Article published April 12, 2009
A different kind of Easter egg
While you hunt for candy today, try to find the treats hidden in video games, DVDs
By KIRK BAIRD BLADE STAFF WRITER
As a teen, David Weller heard the rumors about the ability to create special creatures in the popular PlayStation simulation game Monster Rancher in which players breed and raise a beastie of their own.
All it took to unlock the hidden monster was a music CD, and if the game recognized the band - and, more importantly, the Monster Rancher's designers liked the band - the gamer would be rewarded with a more powerful monster.
Weller spent hours seeing the effect his own CD collection, and those of his friends, had in Monster Rancher. Then he went online and learned about specific CDs that created new characters.

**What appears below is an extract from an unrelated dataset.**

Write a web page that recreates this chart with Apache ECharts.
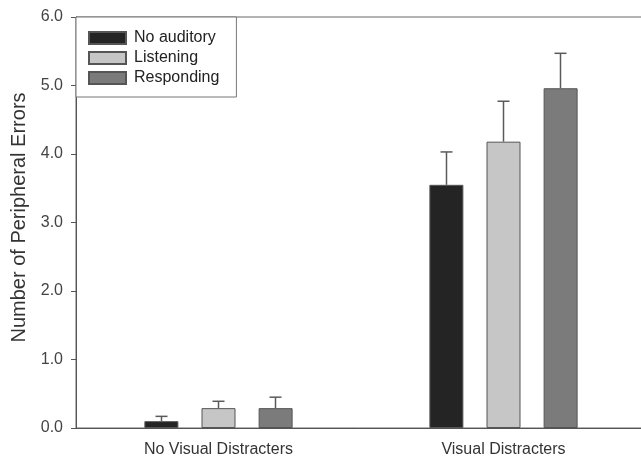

"I don't like Nirvana," said the now-24-year-old Toledo resident, "but I paid $5 for the CD just to get that awesome monster. That was definitely one of the coolest things, finding the good CDs."
Weller found an Easter egg in the game, a hidden feature that provided a special reward after discovery, just as with the traditional eggs children hunt for this morning.
The treasure in multimedia form can be traced back three decades to the Atari 2600. A game programmer named Warren Robinett was creating the first graphical action-adventure game, Adventure. Game programming in 1979 was a relatively new vocation, and the job required long hours of work for little pay. Robinett felt he deserved recognition for his efforts, so he created a special room in Adventure in which "Created by Warren Robinett" can be viewed. The room wasn't easily accessible - to prevent his employers from discovering it - so the area could only be found through diligence and exploration by the player, including locating a tiny, near-invisible gray dot hidden in a maze.
A few determined gamers found the dot and the room with Robinett's name, and word soon spread about Adventure's hidden feature.
It wasn't long before other programmers began to tuck away their names, messages, or other hidden content in games and software programs to entice and reward users.
The digital era has been a boon to the Easter egg concept, as bands began placing "hidden" songs on the end of CDs that didn't appear on the track listing, and writers, directors, animators, and even special effects teams began to insert images or pop culture references in their work.
Pause just about any frame of a Simpsons episode and you're bound to see something on the screen that's a reference to something or a joke within a joke. Also, the bonus content of DVDs typically has at least one Easter egg, usually found by pressing buttons on a remote control in a specific sequence.
For example, while watching the bonus disc from the DVD box set of the original Star Wars films, enter 1-1, then 3, then 8 for a four-minute-plus collection of bloopers from the trilogy.
"DVDs have been doing it since the beginning," said David Wolf, creator of the Web site Easter Egg Archive, eeggs.com, which tracks hidden content in many forms of mass media. "Part of the selling point of DVDs are their 'extras.' If anything, the Easter eggs are designed right in as part of the product, and sometimes aren't even truly hidden. They even advertise their Easter eggs sometimes."
The Easter eggs, though, can occasionally be pretty rotten. "Hot Coffee," perhaps the most infamous Easter egg, was found in 2004's Grand Theft Auto: San Andreas after a player discovered and unlocked the hidden programming. Hot Coffee was a mini game that allowed the player to watch and control the game's main character having sex with his girlfriends. The subsequent political outcry resulted in Grand Theft Auto: San Andreas being re-rated for adults only; however, a game patch that disabled the Hot Coffee Easter egg was created, and an updated version of GTA: SA was released with the mini game removed.
"Developers have to be careful what they put in games. People are smart and they'll tear apart your game," said Andrew Reiner, executive editor at Game Informer magazine.
Still, he said, the tendency is for most game makers and programmers to reward players who spend hours playing a title.
Reiner said while recently interviewing Tim Schafer, designer of the upcoming Brutal Legend, the game developer said he put Easter eggs into the game because "it gives people a reason to explore the world [he] took years to create.
"It's a nice payoff if you do take the time," Reiner added.
Bryan Rickard, a 19-year-old Sylvania resident, said he often finds the payoff not worth the effort, especially for DVD Easter eggs.
"Ninety percent of the time it's not anything cool," he said. "It's usually some creature art from Lord of the Rings that I didn't want to see. But if it's an interview or bloopers, I'll check it out. I like the outtakes and the deleted scenes."